The Packers played mostly nickel in the second half when the Bears used three-receiver sets in an attempt to rally. Woodson finished with just three tackles and was not involved in a turnover after he had two interceptions and a fumble recovery last week against the Panthers.

The Packers could use the formation more in the future on run downs, against two-receiver sets and dangerous tight ends.

“It’s up to Dom,” Peprah said. “It just depends on the matchups he likes. And whatever he’s cooking up in the lab. If he sees fit to go with it, we’ll go with it.

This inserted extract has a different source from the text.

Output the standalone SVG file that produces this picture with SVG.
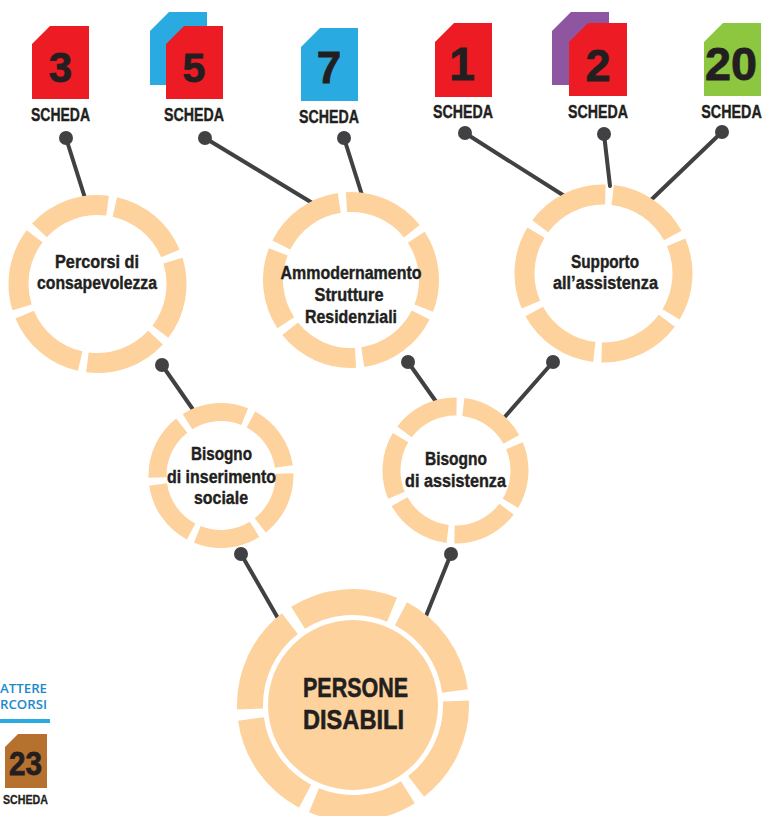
<svg xmlns="http://www.w3.org/2000/svg" width="765" height="816" viewBox="0 0 765 816">
<style>
.ring{fill:none;stroke:#FDD29C}
.disc{fill:#FDD29C}
.lbl{font-family:"Liberation Sans",Arial,sans-serif;font-weight:bold;fill:#231F20;text-anchor:middle;stroke:#231F20;stroke-width:0.4}
.num{font-family:"Liberation Sans",Arial,sans-serif;font-weight:bold;fill:#231F20;text-anchor:middle;stroke:#231F20;stroke-width:0.8}
.sch{font-family:"Liberation Sans",Arial,sans-serif;font-weight:bold;fill:#231F20;text-anchor:middle;font-size:18.5px;stroke:#231F20;stroke-width:0.4}
.con line{stroke:#414042;stroke-width:4;stroke-linecap:round}
.con circle{fill:#414042}
.blue{font-family:"Open Sans","Liberation Sans",sans-serif;font-weight:600;fill:#1A8ACB;text-anchor:end;font-size:13px}
</style>
<rect width="765" height="816" fill="#ffffff"/>

<g id="connectors" class="con">
<line x1="66" y1="138" x2="85" y2="198"/>
<line x1="205" y1="138" x2="314" y2="204"/>
<line x1="344" y1="138" x2="362" y2="195"/>
<line x1="465" y1="133" x2="566" y2="197"/>
<line x1="604" y1="134" x2="610" y2="186"/>
<line x1="722" y1="132" x2="651" y2="200"/>
<line x1="162" y1="365" x2="194" y2="411"/>
<line x1="408" y1="362" x2="437" y2="403"/>
<line x1="553" y1="362" x2="503" y2="419"/>
<line x1="241" y1="554" x2="279" y2="620"/>
<line x1="451" y1="554" x2="426" y2="616"/>
<circle cx="66" cy="138" r="7"/>
<circle cx="205" cy="138" r="7"/>
<circle cx="344" cy="138" r="7"/>
<circle cx="465" cy="133" r="7"/>
<circle cx="604" cy="134" r="7"/>
<circle cx="722" cy="132" r="7"/>
<circle cx="162" cy="365" r="7"/>
<circle cx="408" cy="362" r="7"/>
<circle cx="553" cy="362" r="7"/>
<circle cx="241" cy="554" r="7"/>
<circle cx="451" cy="554" r="7"/>
</g>

<g id="card-3">
<path d="M50,26H89V99H32V44Z" fill="#ED1C24"/>
<text class="num" x="60.5" y="82" font-size="42">3</text>
<text class="sch" x="60.5" y="121" textLength="59" lengthAdjust="spacingAndGlyphs">SCHEDA</text>
</g>
<g id="card-5">
<path d="M169,12H207V85H150V31Z" fill="#29ABE2"/>
<path d="M184,26H223V99H166V44Z" fill="#ED1C24"/>
<text class="num" x="194" y="82" font-size="41">5</text>
<text class="sch" x="194" y="121" textLength="60" lengthAdjust="spacingAndGlyphs">SCHEDA</text>
</g>
<g id="card-7">
<path d="M320,28H358V101H301V47Z" fill="#29ABE2"/>
<text class="num" x="329" y="83" font-size="44">7</text>
<text class="sch" x="329" y="123" textLength="60" lengthAdjust="spacingAndGlyphs">SCHEDA</text>
</g>
<g id="card-1">
<path d="M454,23H492V97H435V42Z" fill="#ED1C24"/>
<text class="num" x="462" y="80" font-size="46">1</text>
<text class="sch" x="463" y="118" textLength="60" lengthAdjust="spacingAndGlyphs">SCHEDA</text>
</g>
<g id="card-2">
<path d="M571,12H609V85H552V31Z" fill="#8E55A1"/>
<path d="M588,23H627V96H569V42Z" fill="#ED1C24"/>
<text class="num" x="598" y="81" font-size="45">2</text>
<text class="sch" x="598" y="118" textLength="60" lengthAdjust="spacingAndGlyphs">SCHEDA</text>
</g>
<g id="card-20">
<path d="M723,23H761V96H704V42Z" fill="#8DC63F"/>
<text class="num" x="731" y="80" font-size="46" textLength="52" lengthAdjust="spacingAndGlyphs">20</text>
<text class="sch" transform="translate(731.5 118) scale(0.775 1)" x="0" y="0">SCHEDA</text>
</g>
<g id="card-23">
<path d="M18,734H47V788H5V747Z" fill="#B7712E"/>
<text class="num" x="25.5" y="775" font-size="33" textLength="33" lengthAdjust="spacingAndGlyphs">23</text>
<text class="sch" x="25.5" y="804" style="font-size:12.5px;stroke-width:0.3" textLength="45" lengthAdjust="spacingAndGlyphs">SCHEDA</text>
</g>

<g id="side-label">
<text class="blue" x="47" y="693" textLength="47" lengthAdjust="spacingAndGlyphs">ATTERE</text>
<text class="blue" x="47" y="709" textLength="47" lengthAdjust="spacingAndGlyphs">RCORSI</text>
<rect x="0" y="719" width="50" height="4" fill="#29ABE2"/>
</g>

<g id="node-percorsi">
<circle class="ring" cx="97.5" cy="284" r="79" stroke-width="20" pathLength="360" stroke-dasharray="54.5 5.5" stroke-dashoffset="57.25" transform="rotate(-80 97.5 284)"/>
<text class="lbl" x="97" y="268" font-size="18" textLength="84" lengthAdjust="spacingAndGlyphs">Percorsi di</text>
<text class="lbl" x="97" y="289" font-size="18" textLength="120" lengthAdjust="spacingAndGlyphs">consapevolezza</text>
</g>

<g id="node-ammodernamento">
<circle class="ring" cx="351" cy="280" r="78" stroke-width="20" pathLength="360" stroke-dasharray="54.5 5.5" stroke-dashoffset="57.25" transform="rotate(-96 351 280)"/>
<text class="lbl" x="351" y="279" font-size="18" textLength="141" lengthAdjust="spacingAndGlyphs">Ammodernamento</text>
<text class="lbl" x="349" y="301" font-size="18" textLength="69" lengthAdjust="spacingAndGlyphs">Strutture</text>
<text class="lbl" x="351" y="323" font-size="18" textLength="92" lengthAdjust="spacingAndGlyphs">Residenziali</text>
</g>

<g id="node-supporto">
<circle class="ring" cx="603.5" cy="273.5" r="79" stroke-width="20" pathLength="360" stroke-dasharray="54.5 5.5" stroke-dashoffset="57.25" transform="rotate(-86 603.5 273.5)"/>
<text class="lbl" x="605" y="268" font-size="18" textLength="68" lengthAdjust="spacingAndGlyphs">Supporto</text>
<text class="lbl" x="605.5" y="289" font-size="18" textLength="105" lengthAdjust="spacingAndGlyphs">all’assistenza</text>
</g>

<g id="node-inserimento">
<circle class="ring" cx="221" cy="475.5" r="63.5" stroke-width="18" pathLength="360" stroke-dasharray="53.7 6.3" stroke-dashoffset="56.85" transform="rotate(-65 221 475.5)"/>
<text class="lbl" x="221.5" y="460" font-size="18" textLength="61" lengthAdjust="spacingAndGlyphs">Bisogno</text>
<text class="lbl" x="221.5" y="483" font-size="18" textLength="109" lengthAdjust="spacingAndGlyphs">di inserimento</text>
<text class="lbl" x="221" y="504" font-size="18" textLength="54" lengthAdjust="spacingAndGlyphs">sociale</text>
</g>

<g id="node-assistenza">
<circle class="ring" cx="455.5" cy="470.5" r="64" stroke-width="18" pathLength="360" stroke-dasharray="53.7 6.3" stroke-dashoffset="56.85" transform="rotate(-86 455.5 470.5)"/>
<text class="lbl" x="456" y="465" font-size="18" textLength="62" lengthAdjust="spacingAndGlyphs">Bisogno</text>
<text class="lbl" x="455.5" y="487" font-size="18" textLength="101" lengthAdjust="spacingAndGlyphs">di assistenza</text>
</g>

<g id="node-persone">
<circle class="ring" cx="353" cy="705" r="103" stroke-width="26" pathLength="360" stroke-dasharray="54.4 5.6" stroke-dashoffset="57.2" transform="rotate(-65 353 705)"/>
<circle class="disc" cx="353" cy="705" r="85"/>
<text class="lbl" x="355.5" y="697" font-size="28" textLength="105" lengthAdjust="spacingAndGlyphs" style="stroke-width:0.6">PERSONE</text>
<text class="lbl" x="353.5" y="729" font-size="28" textLength="101" lengthAdjust="spacingAndGlyphs" style="stroke-width:0.6">DISABILI</text>
</g>
</svg>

“We’ve done it for the past couple years. We put it in a while ago to match up Wood on tight ends and stuff like that, good receiving tight ends and things. It’s Dom’s call whenever he wants to run that package for whatever reason. He’s like a mad scientist. We just run the defense he calls.”

There are no changes in communication or the calls in the package with Woodson at safety. It’s simply a personnel change.

But it’s not exactly simple for the individual, who must have a mastery of the defense and know the responsibilities for both positions.

“It’s definitely hard,” cornerback Tramon Williams said. “You have to have a lot of smarts. You can get those positions confused sometimes. You may go back at safety and think you’re playing a corner call. It takes a lot of focus to do that and we know Charles has that focus to do it.

“Obviously, he’s been doing it for years now. He’s seen it all and done it all.”